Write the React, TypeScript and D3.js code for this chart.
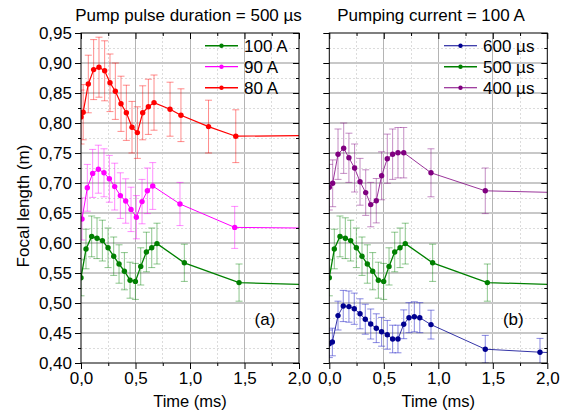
import React, { useEffect, useRef } from 'react';
import * as d3 from 'd3';

// left panel: pump pulse duration = 500 µs
const time80 = [0, 0.02, 0.067, 0.116, 0.165, 0.217, 0.266, 0.315, 0.367, 0.416, 0.468, 0.517, 0.566, 0.618, 0.67, 0.817, 0.917, 1.17, 1.42];
const focal80 = [0.81, 0.818, 0.865, 0.889, 0.893, 0.887, 0.867, 0.853, 0.832, 0.817, 0.793, 0.784, 0.817, 0.827, 0.834, 0.823, 0.813, 0.794, 0.778];
const err80 = [0.045, 0.046, 0.048, 0.05, 0.05, 0.05, 0.048, 0.047, 0.046, 0.046, 0.043, 0.043, 0.045, 0.046, 0.046, 0.045, 0.044, 0.044, 0.044];
const tail80 = 0.779;

const time90 = [0.009, 0.058, 0.107, 0.159, 0.211, 0.26, 0.309, 0.361, 0.41, 0.459, 0.508, 0.56, 0.609, 0.658, 0.908, 1.41];
const focal90 = [0.64, 0.692, 0.716, 0.723, 0.717, 0.707, 0.694, 0.679, 0.67, 0.656, 0.643, 0.669, 0.687, 0.695, 0.665, 0.626];
const err90 = [0.035, 0.039, 0.04, 0.04, 0.04, 0.039, 0.039, 0.038, 0.037, 0.037, 0.036, 0.037, 0.038, 0.039, 0.036, 0.035];
const tail90 = 0.625;

// 100 A / 500 µs appears in both panels
const time100 = [0, 0.046, 0.098, 0.147, 0.196, 0.248, 0.3, 0.349, 0.398, 0.45, 0.499, 0.548, 0.6, 0.649, 0.697, 0.948, 1.45];
const focal100 = [0.542, 0.59, 0.611, 0.608, 0.604, 0.592, 0.578, 0.565, 0.553, 0.538, 0.536, 0.561, 0.585, 0.592, 0.599, 0.567, 0.534];
const err100 = [0.03, 0.033, 0.034, 0.034, 0.034, 0.033, 0.032, 0.032, 0.031, 0.03, 0.03, 0.031, 0.033, 0.033, 0.034, 0.031, 0.031];
const tail100 = 0.531;

// right panel: pumping current = 100 A
const time400 = [0, 0.031, 0.08, 0.132, 0.18, 0.232, 0.282, 0.334, 0.38, 0.431, 0.48, 0.532, 0.581, 0.63, 0.683, 0.933, 1.431];
const focal400 = [0.693, 0.6995, 0.748, 0.758, 0.742, 0.725, 0.702, 0.684, 0.664, 0.6705, 0.712, 0.7405, 0.748, 0.7505, 0.7505, 0.717, 0.687];
const err400 = [0.038, 0.039, 0.042, 0.042, 0.041, 0.04, 0.039, 0.038, 0.037, 0.037, 0.04, 0.041, 0.042, 0.042, 0.042, 0.04, 0.038];
const tail400 = 0.6845;

const time600 = [0, 0.028, 0.08, 0.128, 0.18, 0.229, 0.282, 0.33, 0.38, 0.431, 0.48, 0.532, 0.581, 0.63, 0.683, 0.731, 0.78, 0.83, 0.933, 1.431, 1.933];
const focal600 = [0.432, 0.435, 0.479, 0.495, 0.494, 0.4905, 0.482, 0.473, 0.465, 0.458, 0.452, 0.447, 0.44, 0.44, 0.4645, 0.4755, 0.477, 0.4755, 0.464, 0.423, 0.418];
const err600 = [0.023, 0.023, 0.024, 0.026, 0.026, 0.026, 0.025, 0.025, 0.025, 0.024, 0.024, 0.024, 0.023, 0.023, 0.024, 0.025, 0.025, 0.025, 0.024, 0.023, 0.023];
const tail600 = 0.4175;

const timeDomain = [0, 2];
const focalDomain = [0.4, 0.95];
const panelTitles = ['Pump pulse duration = 500 µs', 'Pumping current = 100 A'];
const panelTags = ['(a)', '(b)'];
const leftLegend = ['100 A', '90 A', '80 A'];
const rightLegend = ['600 µs', '500 µs', '400 µs'];

const FONT = '"Liberation Sans", Arial, sans-serif';

type Series = {
  name: string;
  time: number[];
  value: number[];
  err: number[];
  tail: number;
  color: string;
  bar: string;
  width: number;
};

const App = () => {
  const svgRef = useRef<SVGSVGElement>(null);

  useEffect(() => {
    const svg = d3.select(svgRef.current);
    svg.selectAll('*').remove();

    const top = 33;
    const bottom = 363;
    const y = d3.scaleLinear().domain(focalDomain).range([bottom, top]);

    const green = { color: '#008000', bar: 'rgba(0,128,0,0.45)', width: 1.3 };
    const panels: { x0: number; x1: number; series: Series[]; legend: string[]; legendX: number; titleX: number }[] = [
      {
        x0: 81, x1: 299, legendX: 205, titleX: 188.5,
        legend: leftLegend,
        series: [
          { name: leftLegend[0], time: time100, value: focal100, err: err100, tail: tail100, ...green },
          { name: leftLegend[1], time: time90, value: focal90, err: err90, tail: tail90, color: '#ff00ff', bar: 'rgba(255,0,255,0.45)', width: 1 },
          { name: leftLegend[2], time: time80, value: focal80, err: err80, tail: tail80, color: '#ff0000', bar: 'rgba(255,0,0,0.45)', width: 1.2 },
        ],
      },
      {
        x0: 329.3, x1: 547.3, legendX: 444, titleX: 431,
        legend: rightLegend,
        series: [
          { name: rightLegend[0], time: time600, value: focal600, err: err600, tail: tail600, color: '#000090', bar: 'rgba(40,40,200,0.55)', width: 0.8 },
          { name: rightLegend[1], time: time100, value: focal100, err: err100, tail: tail100, ...green },
          { name: rightLegend[2], time: time400, value: focal400, err: err400, tail: tail400, color: '#800080', bar: 'rgba(140,30,140,0.5)', width: 0.8 },
        ],
      },
    ];

    const fmtY = (d: d3.NumberValue) => d3.format('.2f')(+d).replace('.', ',');
    const fmtX = (d: d3.NumberValue) => d3.format('.1f')(+d).replace('.', ',');

    const yMajor = y.ticks(11);
    const yMinor = yMajor.slice(0, -1).map((d, i) => (d + yMajor[i + 1]) / 2);

    panels.forEach((p, pi) => {
      const x = d3.scaleLinear().domain(timeDomain).range([p.x0, p.x1]);
      const xMajor = x.ticks(4);
      const xMinor = xMajor.slice(0, -1).map((d, i) => (d + xMajor[i + 1]) / 2);
      const g = svg.append('g');

      // grid
      const grid = g.append('g').attr('shape-rendering', 'crispEdges');
      grid.selectAll('.vminor').data(xMinor).enter().append('line')
        .attr('x1', d => x(d)).attr('x2', d => x(d)).attr('y1', top).attr('y2', bottom)
        .attr('stroke', '#dcdcdc').attr('stroke-dasharray', '2,2');
      grid.selectAll('.hminor').data(yMinor).enter().append('line')
        .attr('x1', p.x0).attr('x2', p.x1).attr('y1', d => y(d)).attr('y2', d => y(d))
        .attr('stroke', '#dcdcdc').attr('stroke-dasharray', '2,2');
      grid.selectAll('.vmajor').data(xMajor.slice(1, -1)).enter().append('line')
        .attr('x1', d => x(d)).attr('x2', d => x(d)).attr('y1', top).attr('y2', bottom)
        .attr('stroke', '#b4b4b4');
      grid.selectAll('.hmajor').data(yMajor.slice(1, -1)).enter().append('line')
        .attr('x1', p.x0).attr('x2', p.x1).attr('y1', d => y(d)).attr('y2', d => y(d))
        .attr('stroke', '#c8c8c8').attr('stroke-width', 1.5);

      // data, clipped to the frame
      const clipId = `clip-${pi}`;
      svg.append('clipPath').attr('id', clipId).append('rect')
        .attr('x', p.x0).attr('y', top).attr('width', p.x1 - p.x0).attr('height', bottom - top);
      const plot = g.append('g').attr('clip-path', `url(#${clipId})`);

      p.series.slice().reverse().forEach(s => {
        const pts = s.time.map((t, i) => ({ t, v: s.value[i], e: s.err[i] }));
        const sg = plot.append('g');
        pts.forEach(d => {
          const cx = x(d.t);
          sg.append('line').attr('x1', cx).attr('x2', cx).attr('y1', y(d.v + d.e)).attr('y2', y(d.v - d.e))
            .attr('stroke', s.bar).attr('stroke-width', 1);
          [d.v + d.e, d.v - d.e].forEach(v => {
            sg.append('line').attr('x1', cx - 3.5).attr('x2', cx + 3.5).attr('y1', y(v)).attr('y2', y(v))
              .attr('stroke', s.bar).attr('stroke-width', 1);
          });
        });
        const linePts: [number, number][] = pts.map(d => [x(d.t), y(d.v)]);
        linePts.push([x(timeDomain[1]), y(s.tail)]);
        sg.append('path').attr('d', d3.line()(linePts)).attr('fill', 'none')
          .attr('stroke', s.color).attr('stroke-width', s.width);
        sg.selectAll('circle').data(pts).enter().append('circle')
          .attr('cx', d => x(d.t)).attr('cy', d => y(d.v)).attr('r', 2.7).attr('fill', s.color);
      });

      // axes
      const addAxis = (axis: d3.Axis<d3.NumberValue>, tx: number, ty: number) => {
        const a = g.append('g').attr('transform', `translate(${tx},${ty})`).call(axis);
        a.select('.domain').remove();
        a.selectAll('text').attr('font-family', FONT).attr('font-size', 17).attr('fill', '#000');
        a.selectAll('line').attr('stroke', '#000');
        return a;
      };
      addAxis(d3.axisBottom(x).tickValues(xMajor).tickSize(6).tickPadding(3).tickFormat(fmtX), 0, bottom);
      addAxis(d3.axisBottom(x).tickValues(xMinor).tickSize(3).tickFormat(() => ''), 0, bottom);
      addAxis(d3.axisTop(x).tickValues(xMajor).tickSize(-6).tickFormat(() => ''), 0, top);
      addAxis(d3.axisTop(x).tickValues(xMinor).tickSize(-3).tickFormat(() => ''), 0, top);
      addAxis(d3.axisLeft(y).tickValues(yMajor).tickSize(6).tickPadding(3).tickFormat(pi === 0 ? fmtY : () => ''), p.x0, 0);
      addAxis(d3.axisLeft(y).tickValues(yMinor).tickSize(3).tickFormat(() => ''), p.x0, 0);
      addAxis(d3.axisRight(y).tickValues(yMajor).tickSize(-6).tickFormat(() => ''), p.x1, 0);
      addAxis(d3.axisRight(y).tickValues(yMinor).tickSize(-3).tickFormat(() => ''), p.x1, 0);

      g.append('rect').attr('x', p.x0).attr('y', top).attr('width', p.x1 - p.x0).attr('height', bottom - top)
        .attr('fill', 'none').attr('stroke', '#000').attr('stroke-width', 1);

      // titles
      g.append('text').attr('x', p.titleX).attr('y', 21).attr('text-anchor', 'middle')
        .attr('font-family', FONT).attr('font-size', 17).text(panelTitles[pi]);
      g.append('text').attr('x', (p.x0 + p.x1) / 2).attr('y', 407).attr('text-anchor', 'middle')
        .attr('font-family', FONT).attr('font-size', 16.5).text('Time (ms)');
      g.append('text').attr('x', p.x1 - 34).attr('y', 325).attr('text-anchor', 'middle')
        .attr('font-family', FONT).attr('font-size', 17).text(panelTags[pi]);

      // legend
      const leg = g.append('g');
      p.series.forEach((s, i) => {
        const ly = 45.7 + i * 21;
        leg.append('line').attr('x1', p.legendX).attr('x2', p.legendX + 33).attr('y1', ly).attr('y2', ly)
          .attr('stroke', s.color).attr('stroke-width', s.width + 0.3);
        leg.append('circle').attr('cx', p.legendX + 16.5).attr('cy', ly).attr('r', 2.2).attr('fill', s.color);
        leg.append('text').attr('x', p.legendX + 39).attr('y', ly + 6).attr('font-family', FONT)
          .attr('font-size', 17).text(p.legend[i]);
      });
    });

    svg.append('text').attr('transform', 'translate(23,206) rotate(-90)').attr('text-anchor', 'middle')
      .attr('dy', '0.35em').attr('font-family', FONT).attr('font-size', 17).text('Focal length (m)');
  }, []);

  return (
    <div style={{ position: 'absolute', left: 0, top: 0 }}>
      <svg ref={svgRef} width={561} height={413} style={{ display: 'block', background: '#fff' }} />
    </div>
  );
};

export default App;
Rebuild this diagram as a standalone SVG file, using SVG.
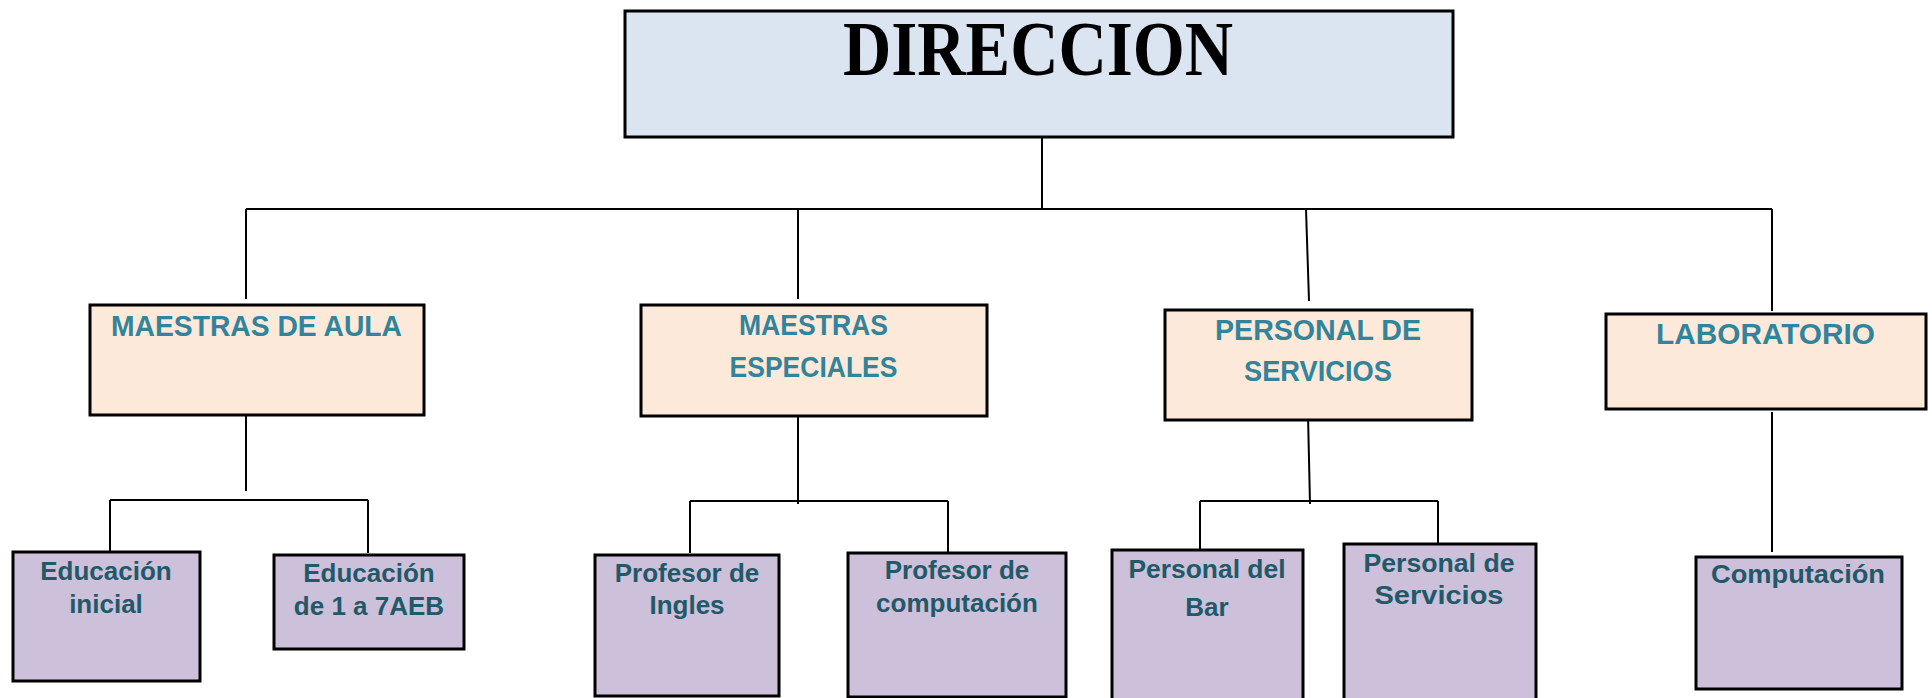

★ ★ ★ ★ ★ ★ ★

Task objective: Only the lines from the start of the records through the line containing "const tail100 = 0.531;" should be repeated, word for word, with the pictures left out.

Solution:
Write the React, TypeScript and D3.js code for this chart.
import React, { useEffect, useRef } from 'react';
import * as d3 from 'd3';

// left panel: pump pulse duration = 500 µs
const time80 = [0, 0.02, 0.067, 0.116, 0.165, 0.217, 0.266, 0.315, 0.367, 0.416, 0.468, 0.517, 0.566, 0.618, 0.67, 0.817, 0.917, 1.17, 1.42];
const focal80 = [0.81, 0.818, 0.865, 0.889, 0.893, 0.887, 0.867, 0.853, 0.832, 0.817, 0.793, 0.784, 0.817, 0.827, 0.834, 0.823, 0.813, 0.794, 0.778];
const err80 = [0.045, 0.046, 0.048, 0.05, 0.05, 0.05, 0.048, 0.047, 0.046, 0.046, 0.043, 0.043, 0.045, 0.046, 0.046, 0.045, 0.044, 0.044, 0.044];
const tail80 = 0.779;

const time90 = [0.009, 0.058, 0.107, 0.159, 0.211, 0.26, 0.309, 0.361, 0.41, 0.459, 0.508, 0.56, 0.609, 0.658, 0.908, 1.41];
const focal90 = [0.64, 0.692, 0.716, 0.723, 0.717, 0.707, 0.694, 0.679, 0.67, 0.656, 0.643, 0.669, 0.687, 0.695, 0.665, 0.626];
const err90 = [0.035, 0.039, 0.04, 0.04, 0.04, 0.039, 0.039, 0.038, 0.037, 0.037, 0.036, 0.037, 0.038, 0.039, 0.036, 0.035];
const tail90 = 0.625;

// 100 A / 500 µs appears in both panels
const time100 = [0, 0.046, 0.098, 0.147, 0.196, 0.248, 0.3, 0.349, 0.398, 0.45, 0.499, 0.548, 0.6, 0.649, 0.697, 0.948, 1.45];
const focal100 = [0.542, 0.59, 0.611, 0.608, 0.604, 0.592, 0.578, 0.565, 0.553, 0.538, 0.536, 0.561, 0.585, 0.592, 0.599, 0.567, 0.534];
const err100 = [0.03, 0.033, 0.034, 0.034, 0.034, 0.033, 0.032, 0.032, 0.031, 0.03, 0.03, 0.031, 0.033, 0.033, 0.034, 0.031, 0.031];
const tail100 = 0.531;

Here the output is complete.